The defeat dropped the Warriors to sixth, while the Rabbitohs moved, temporarily at least, into the top eight.
The Warriors were off the pace from the outset. Prop Jesse Royal fumbled the ball on the second tackle, Luck gave away two penalties and forward Eddy Pettybourne ran hard and straight to pierce the line and score.
But while the staunch defence that held Penrith and Melbourne at bay was absent, the Warriors at least possessed an attacking spark.
Lance Hohaia was a menace out of dummy half, capitalising on lax Bunnies marker defence.
After a slick attacking set James Maloney delivered a pinpoint kick that Manu Vatuvei knocked back for Lewis Brown to scrape up and score.
Vatuvei then went from provider to finisher, thundering over Nathan Merritt as the Warriors took the lead for the first time.
A rash of Rabbitohs possession ended with Merritt getting one back on the hulking Vatuvei, the winger crossing in the corner to finish a swift passing move. Defensive frailties out wide would return to haunt the Warriors, but first the tit-for-tat scoring continued when Ian Henderson sent prop Jeremy Latimore over with a pass that incensed the home crowd.
An errant Sam Burgess pass that was picked off by Maloney handed the Warriors a 10-point buffer on the stroke of halftime but it never looked enough when the Bunnies found their groove shortly after the restart.
The game changed when centre Jerome Ropati was penalised for running into Hohaia with the Warriors looking dangerous. Instead Fetuli Talanoa rounded the flat-footed Kevin Locke to score at the other end. Three more tries followed in quick succession, with the Warriors powerless to stop the bleeding.
"When we kept control of the football we looked pretty good but, unfortunately, I had a feeling throughout the game that we were never really in that much control of the ball," coach Ivan Cleary said. "At the end of the day we got what we deserved.
"We just weren't quite there. We've had a good strong period of probably six games. Today we were a little bit off. There were a couple of blokes in particular who were well below what they needed to be and that is probably enough."
Locke had a particularly tough day, shrugged off by Colin Best as the Rabbitohs ran 80 metres for the go-ahead try.
"Souths have a lot of strike in their team, especially on the edges, and if you invite the opportunities you take the risk of them making you pay," Cleary said. "That is pretty much what happened ...We opened the door and we paid the price."
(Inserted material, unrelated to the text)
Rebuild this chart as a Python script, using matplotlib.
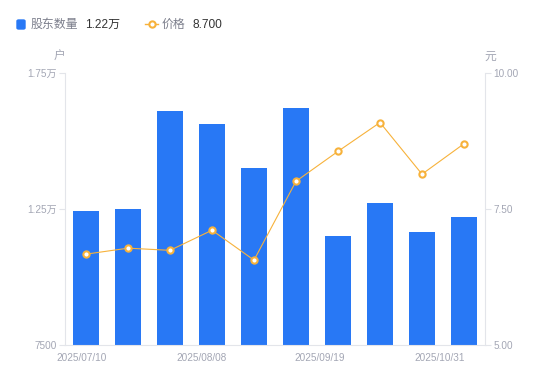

Their first loss in six matches may have also brought bad news on the injury front. Locke hobbled off with a hamstring injury then Jerome Ropati appeared to tweak a groin.
With Brent Tate copping a poke in the eye that required further inspection, it was a tough day on the club's outside back resources as well as the scoreboard.
Joel Moon looms as a likely replacement, while Patrick Ah Van also returned to action with the Auckland Vulcans after a succession of injuries.
* Shaun Johnson's 78th-minute field goal gave the Junior Warriors a fifth straight win and moved them within one point of the competition lead after they beat leading side South Sydney 19-18 in the curtain-raiser.